--- START ---
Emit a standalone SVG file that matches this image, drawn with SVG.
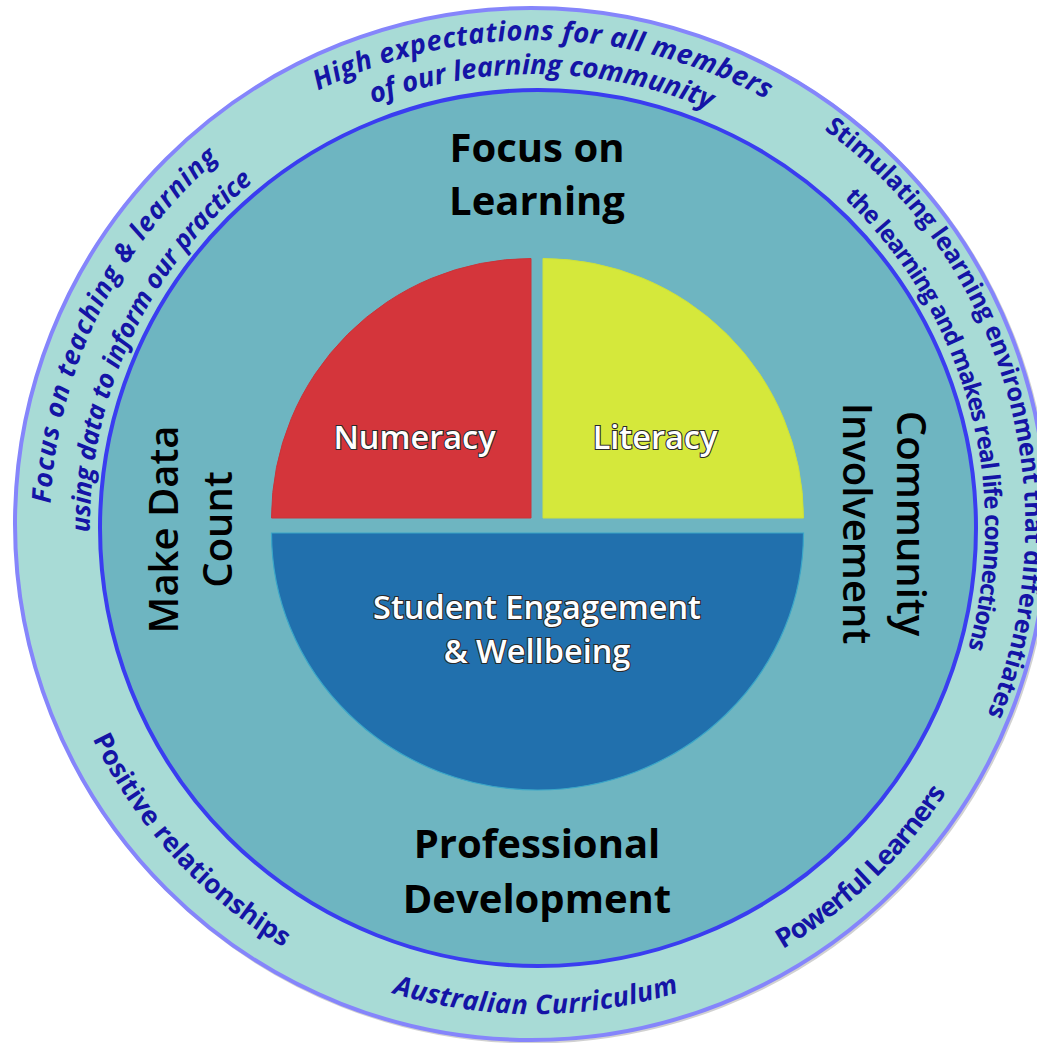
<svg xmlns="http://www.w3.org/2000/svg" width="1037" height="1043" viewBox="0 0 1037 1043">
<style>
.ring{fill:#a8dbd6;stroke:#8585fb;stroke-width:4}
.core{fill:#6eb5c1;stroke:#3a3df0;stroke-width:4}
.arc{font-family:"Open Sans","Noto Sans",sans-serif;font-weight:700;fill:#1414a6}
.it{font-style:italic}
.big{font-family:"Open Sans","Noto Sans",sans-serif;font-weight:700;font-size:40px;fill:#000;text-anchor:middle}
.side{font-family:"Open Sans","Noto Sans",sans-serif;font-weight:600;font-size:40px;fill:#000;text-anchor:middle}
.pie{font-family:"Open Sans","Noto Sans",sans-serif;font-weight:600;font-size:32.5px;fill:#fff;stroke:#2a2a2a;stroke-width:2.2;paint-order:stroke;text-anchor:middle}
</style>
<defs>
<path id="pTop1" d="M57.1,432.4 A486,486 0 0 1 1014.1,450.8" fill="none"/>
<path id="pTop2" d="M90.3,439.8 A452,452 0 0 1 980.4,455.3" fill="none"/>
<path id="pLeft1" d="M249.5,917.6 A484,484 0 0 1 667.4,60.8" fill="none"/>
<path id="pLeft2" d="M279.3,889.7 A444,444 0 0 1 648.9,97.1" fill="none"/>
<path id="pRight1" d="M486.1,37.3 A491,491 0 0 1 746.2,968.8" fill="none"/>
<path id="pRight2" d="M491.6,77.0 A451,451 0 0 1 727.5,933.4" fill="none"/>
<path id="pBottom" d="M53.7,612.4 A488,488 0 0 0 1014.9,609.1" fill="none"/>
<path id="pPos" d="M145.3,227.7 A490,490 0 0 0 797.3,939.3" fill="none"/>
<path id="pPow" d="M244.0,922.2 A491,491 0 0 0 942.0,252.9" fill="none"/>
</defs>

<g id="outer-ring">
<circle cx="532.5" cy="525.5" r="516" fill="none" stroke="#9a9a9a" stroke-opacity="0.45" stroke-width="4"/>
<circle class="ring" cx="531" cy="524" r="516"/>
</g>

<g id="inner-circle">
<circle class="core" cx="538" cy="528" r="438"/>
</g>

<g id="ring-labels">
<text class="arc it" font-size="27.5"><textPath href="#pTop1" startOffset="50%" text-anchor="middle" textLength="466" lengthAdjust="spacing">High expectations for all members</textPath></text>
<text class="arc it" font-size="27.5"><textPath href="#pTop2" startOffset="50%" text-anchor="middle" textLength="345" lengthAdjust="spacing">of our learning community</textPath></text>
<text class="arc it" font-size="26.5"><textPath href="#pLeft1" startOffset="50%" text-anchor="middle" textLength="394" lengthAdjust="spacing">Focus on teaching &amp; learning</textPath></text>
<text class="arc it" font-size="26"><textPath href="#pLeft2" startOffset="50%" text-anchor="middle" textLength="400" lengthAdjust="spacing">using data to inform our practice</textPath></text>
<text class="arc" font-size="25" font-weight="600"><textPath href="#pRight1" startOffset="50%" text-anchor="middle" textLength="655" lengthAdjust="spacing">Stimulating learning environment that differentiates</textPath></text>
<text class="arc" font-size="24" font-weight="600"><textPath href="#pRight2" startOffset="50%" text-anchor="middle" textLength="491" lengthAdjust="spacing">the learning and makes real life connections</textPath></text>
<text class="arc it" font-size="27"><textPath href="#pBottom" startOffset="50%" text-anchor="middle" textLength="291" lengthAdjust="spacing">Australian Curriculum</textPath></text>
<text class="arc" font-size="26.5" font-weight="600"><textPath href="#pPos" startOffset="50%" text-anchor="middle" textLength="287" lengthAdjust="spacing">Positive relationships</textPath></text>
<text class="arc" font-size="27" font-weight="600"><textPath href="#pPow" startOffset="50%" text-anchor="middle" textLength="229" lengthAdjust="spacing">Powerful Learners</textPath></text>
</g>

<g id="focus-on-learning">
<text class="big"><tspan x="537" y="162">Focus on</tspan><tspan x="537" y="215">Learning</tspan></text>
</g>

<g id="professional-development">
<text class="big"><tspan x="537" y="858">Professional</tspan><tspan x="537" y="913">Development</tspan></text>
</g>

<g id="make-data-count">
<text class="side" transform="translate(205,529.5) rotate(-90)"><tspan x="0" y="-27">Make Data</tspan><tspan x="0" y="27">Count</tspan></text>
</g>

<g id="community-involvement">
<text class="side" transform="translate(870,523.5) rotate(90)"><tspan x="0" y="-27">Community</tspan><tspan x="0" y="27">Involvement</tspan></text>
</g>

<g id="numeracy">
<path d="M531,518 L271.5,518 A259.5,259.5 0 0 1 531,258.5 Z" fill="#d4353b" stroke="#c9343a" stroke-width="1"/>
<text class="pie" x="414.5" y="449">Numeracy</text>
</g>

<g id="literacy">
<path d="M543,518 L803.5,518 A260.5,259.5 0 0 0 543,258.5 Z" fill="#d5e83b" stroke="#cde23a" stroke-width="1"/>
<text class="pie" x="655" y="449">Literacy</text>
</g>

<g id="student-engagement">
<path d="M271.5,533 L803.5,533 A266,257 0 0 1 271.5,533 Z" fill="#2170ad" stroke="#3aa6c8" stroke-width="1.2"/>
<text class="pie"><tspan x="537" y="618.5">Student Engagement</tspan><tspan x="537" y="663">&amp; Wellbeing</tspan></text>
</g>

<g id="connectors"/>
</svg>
--- END ---
Task to complete:
Gather up every line from the listing above in which the word "that" occurs.

Written response:
Emit a standalone SVG file that matches this image, drawn with SVG.
<text class="arc" font-size="25" font-weight="600"><textPath href="#pRight1" startOffset="50%" text-anchor="middle" textLength="655" lengthAdjust="spacing">Stimulating learning environment that differentiates</textPath></text>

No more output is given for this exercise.